- _Problem description_
The lines from the top of the material through the line with "в 19 часов</text>" are to be set down exactly. Leave the pictures out.

- _Dataset content_
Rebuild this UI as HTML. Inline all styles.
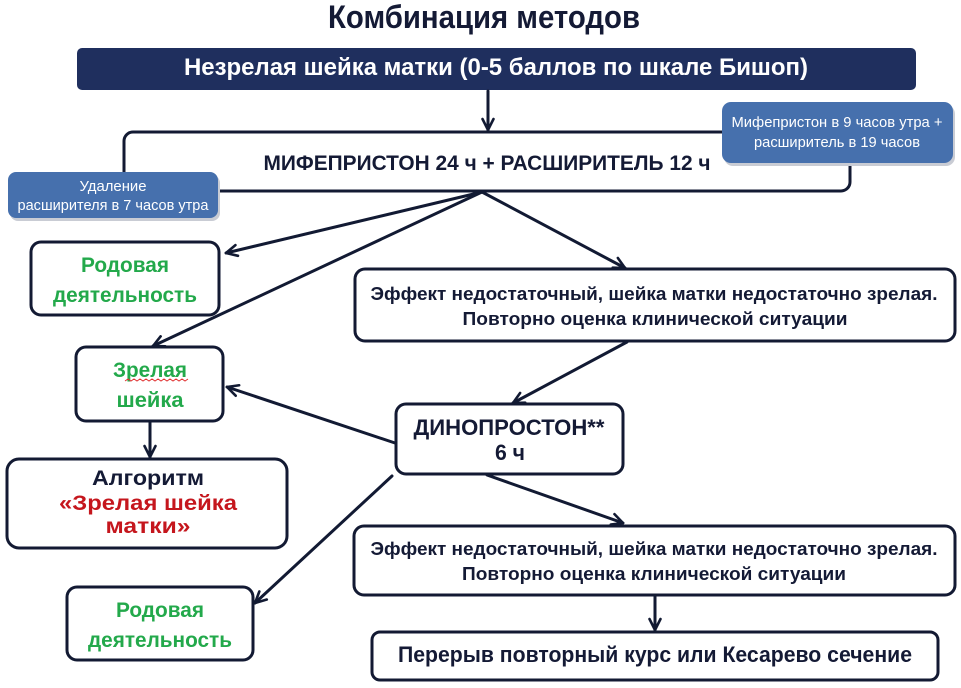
<!DOCTYPE html>
<html>
<head>
<meta charset="utf-8">
<style>
  html,body{margin:0;padding:0;background:#ffffff;}
  svg{display:block;}
  text{font-family:"Liberation Sans", Arial, sans-serif;font-weight:bold;}
  text.n{font-weight:normal;}
</style>
</head>
<body>
<svg width="961" height="688" viewBox="0 0 961 688" xmlns="http://www.w3.org/2000/svg">
  <defs>
    <marker id="ah" viewBox="0 0 14 14" refX="12.5" refY="7" markerWidth="14" markerHeight="14" markerUnits="userSpaceOnUse" orient="auto">
      <path d="M1.5,1.5 L12.5,7 L1.5,12.5" fill="none" stroke="#121a33" stroke-width="2.6" stroke-linecap="round" stroke-linejoin="round"/>
    </marker>
  </defs>
  <rect x="0" y="0" width="961" height="688" fill="#ffffff"/>

  <!-- Title -->
  <text x="484" y="28" font-size="32" fill="#141a35" text-anchor="middle" textLength="312" lengthAdjust="spacingAndGlyphs">Комбинация методов</text>

  <!-- Banner -->
  <rect x="77" y="48" width="839" height="42" rx="5" fill="#1f2f5e"/>
  <text x="496" y="75" font-size="24" fill="#ffffff" text-anchor="middle" textLength="624" lengthAdjust="spacingAndGlyphs">Незрелая шейка матки (0-5 баллов по шкале Бишоп)</text>

  <!-- Main box -->
  <rect x="124" y="132" width="726" height="59" rx="9" fill="#ffffff" stroke="#131a33" stroke-width="3"/>
  <text x="487" y="170" font-size="21" fill="#141a35" text-anchor="middle" textLength="447" lengthAdjust="spacingAndGlyphs">МИФЕПРИСТОН 24 ч + РАСШИРИТЕЛЬ 12 ч</text>

  <!-- Right blue box -->
  <rect x="724" y="105" width="231" height="61" rx="9" fill="#c9ccd4"/>
  <rect x="722" y="102" width="231" height="61" rx="9" fill="#4670ad"/>
  <text class="n" x="837" y="127" font-size="15" fill="#ffffff" text-anchor="middle" textLength="211" lengthAdjust="spacingAndGlyphs">Мифепристон в 9 часов утра +</text>
  <text class="n" x="837" y="147" font-size="15" fill="#ffffff" text-anchor="middle" textLength="166" lengthAdjust="spacingAndGlyphs">расширитель в 19 часов</text>

  <!-- Left blue box -->
  <rect x="10" y="175" width="210" height="46" rx="8" fill="#c9ccd4"/>
  <rect x="8" y="172" width="210" height="46" rx="8" fill="#4670ad"/>
  <text class="n" x="113" y="191" font-size="15" fill="#ffffff" text-anchor="middle" textLength="67" lengthAdjust="spacingAndGlyphs">Удаление</text>
  <text class="n" x="113" y="210" font-size="15" fill="#ffffff" text-anchor="middle" textLength="191" lengthAdjust="spacingAndGlyphs">расширителя в 7 часов утра</text>

  <!-- Родовая 1 -->
  <rect x="31" y="242" width="188" height="73" rx="10" fill="#ffffff" stroke="#131a33" stroke-width="3"/>
  <text x="125" y="272" font-size="21" fill="#23a94b" text-anchor="middle" textLength="88" lengthAdjust="spacingAndGlyphs">Родовая</text>
  <text x="125" y="302" font-size="21" fill="#23a94b" text-anchor="middle" textLength="144" lengthAdjust="spacingAndGlyphs">деятельность</text>

  <!-- Effect 1 -->
  <rect x="355" y="269" width="600" height="72" rx="10" fill="#ffffff" stroke="#131a33" stroke-width="3"/>
  <text x="654" y="300" font-size="18" fill="#141a35" text-anchor="middle" textLength="567" lengthAdjust="spacingAndGlyphs">Эффект недостаточный, шейка матки недостаточно зрелая.</text>
  <text x="655" y="325" font-size="18" fill="#141a35" text-anchor="middle" textLength="385" lengthAdjust="spacingAndGlyphs">Повторно оценка клинической ситуации</text>

  <!-- Зрелая шейка -->
  <rect x="76" y="347" width="147" height="74" rx="10" fill="#ffffff" stroke="#131a33" stroke-width="3"/>
  <text x="150" y="377" font-size="21" fill="#23a94b" text-anchor="middle" textLength="74" lengthAdjust="spacingAndGlyphs">Зрелая</text>
  <path d="M125,381 l3,-2 l3,2 l3,-2 l3,2 l3,-2 l3,2 l3,-2 l3,2 l3,-2 l3,2 l3,-2 l3,2 l3,-2 l3,2 l3,-2 l3,2 l3,-2 l3,2 l3,-2 l3,2 l3,-2" fill="none" stroke="#e03030" stroke-width="1"/>
  <text x="150" y="407" font-size="21" fill="#23a94b" text-anchor="middle" textLength="67" lengthAdjust="spacingAndGlyphs">шейка</text>

  <!-- Алгоритм -->
  <rect x="7" y="459" width="280" height="89" rx="12" fill="#ffffff" stroke="#131a33" stroke-width="3"/>
  <text x="148" y="485" font-size="21" fill="#141a35" text-anchor="middle" textLength="112" lengthAdjust="spacingAndGlyphs">Алгоритм</text>
  <text x="148" y="510" font-size="21" fill="#c5161d" text-anchor="middle" textLength="178" lengthAdjust="spacingAndGlyphs">«Зрелая шейка</text>
  <text x="148" y="533" font-size="21" fill="#c5161d" text-anchor="middle" textLength="85" lengthAdjust="spacingAndGlyphs">матки»</text>

  <!-- Динопростон -->
  <rect x="396" y="404" width="227" height="70" rx="10" fill="#ffffff" stroke="#131a33" stroke-width="3"/>
  <text x="509" y="435" font-size="22" fill="#141a35" text-anchor="middle" textLength="191" lengthAdjust="spacingAndGlyphs">ДИНОПРОСТОН**</text>
  <text x="510" y="460" font-size="22" fill="#141a35" text-anchor="middle" textLength="30" lengthAdjust="spacingAndGlyphs">6 ч</text>

  <!-- Effect 2 -->
  <rect x="354" y="526" width="601" height="69" rx="10" fill="#ffffff" stroke="#131a33" stroke-width="3"/>
  <text x="654" y="555" font-size="18" fill="#141a35" text-anchor="middle" textLength="567" lengthAdjust="spacingAndGlyphs">Эффект недостаточный, шейка матки недостаточно зрелая.</text>
  <text x="654" y="580" font-size="18" fill="#141a35" text-anchor="middle" textLength="384" lengthAdjust="spacingAndGlyphs">Повторно оценка клинической ситуации</text>

  <!-- Перерыв -->
  <rect x="372" y="632" width="566" height="48" rx="8" fill="#ffffff" stroke="#131a33" stroke-width="3"/>
  <text x="655" y="662" font-size="22" fill="#141a35" text-anchor="middle" textLength="514" lengthAdjust="spacingAndGlyphs">Перерыв повторный курс или Кесарево сечение</text>

  <!-- Родовая 2 -->
  <rect x="67" y="587" width="186" height="73" rx="10" fill="#ffffff" stroke="#131a33" stroke-width="3"/>
  <text x="160" y="617" font-size="21" fill="#23a94b" text-anchor="middle" textLength="88" lengthAdjust="spacingAndGlyphs">Родовая</text>
  <text x="160" y="647" font-size="21" fill="#23a94b" text-anchor="middle" textLength="144" lengthAdjust="spacingAndGlyphs">деятельность</text>

  <!-- Connectors -->
  <g stroke="#121a33" stroke-width="3" fill="none" stroke-linecap="round" marker-end="url(#ah)">
    <line x1="488" y1="91" x2="488" y2="130"/>
    <line x1="482" y1="192" x2="226" y2="253"/>
    <line x1="482" y1="192" x2="153" y2="346"/>
    <line x1="482" y1="192" x2="625" y2="268"/>
    <line x1="627" y1="342" x2="513" y2="403"/>
    <line x1="395" y1="443" x2="227" y2="387"/>
    <line x1="392" y1="476" x2="255" y2="603"/>
    <line x1="487" y1="475" x2="623" y2="523"/>
    <line x1="150" y1="422" x2="150" y2="457"/>
    <line x1="655" y1="596" x2="655" y2="630"/>
  </g>
</svg>
</body>
</html>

- _Answer in full_
Rebuild this UI as HTML. Inline all styles.
<!DOCTYPE html>
<html>
<head>
<meta charset="utf-8">
<style>
  html,body{margin:0;padding:0;background:#ffffff;}
  svg{display:block;}
  text{font-family:"Liberation Sans", Arial, sans-serif;font-weight:bold;}
  text.n{font-weight:normal;}
</style>
</head>
<body>
<svg width="961" height="688" viewBox="0 0 961 688" xmlns="http://www.w3.org/2000/svg">
  <defs>
    <marker id="ah" viewBox="0 0 14 14" refX="12.5" refY="7" markerWidth="14" markerHeight="14" markerUnits="userSpaceOnUse" orient="auto">
      <path d="M1.5,1.5 L12.5,7 L1.5,12.5" fill="none" stroke="#121a33" stroke-width="2.6" stroke-linecap="round" stroke-linejoin="round"/>
    </marker>
  </defs>
  <rect x="0" y="0" width="961" height="688" fill="#ffffff"/>

  <!-- Title -->
  <text x="484" y="28" font-size="32" fill="#141a35" text-anchor="middle" textLength="312" lengthAdjust="spacingAndGlyphs">Комбинация методов</text>

  <!-- Banner -->
  <rect x="77" y="48" width="839" height="42" rx="5" fill="#1f2f5e"/>
  <text x="496" y="75" font-size="24" fill="#ffffff" text-anchor="middle" textLength="624" lengthAdjust="spacingAndGlyphs">Незрелая шейка матки (0-5 баллов по шкале Бишоп)</text>

  <!-- Main box -->
  <rect x="124" y="132" width="726" height="59" rx="9" fill="#ffffff" stroke="#131a33" stroke-width="3"/>
  <text x="487" y="170" font-size="21" fill="#141a35" text-anchor="middle" textLength="447" lengthAdjust="spacingAndGlyphs">МИФЕПРИСТОН 24 ч + РАСШИРИТЕЛЬ 12 ч</text>

  <!-- Right blue box -->
  <rect x="724" y="105" width="231" height="61" rx="9" fill="#c9ccd4"/>
  <rect x="722" y="102" width="231" height="61" rx="9" fill="#4670ad"/>
  <text class="n" x="837" y="127" font-size="15" fill="#ffffff" text-anchor="middle" textLength="211" lengthAdjust="spacingAndGlyphs">Мифепристон в 9 часов утра +</text>
  <text class="n" x="837" y="147" font-size="15" fill="#ffffff" text-anchor="middle" textLength="166" lengthAdjust="spacingAndGlyphs">расширитель в 19 часов</text>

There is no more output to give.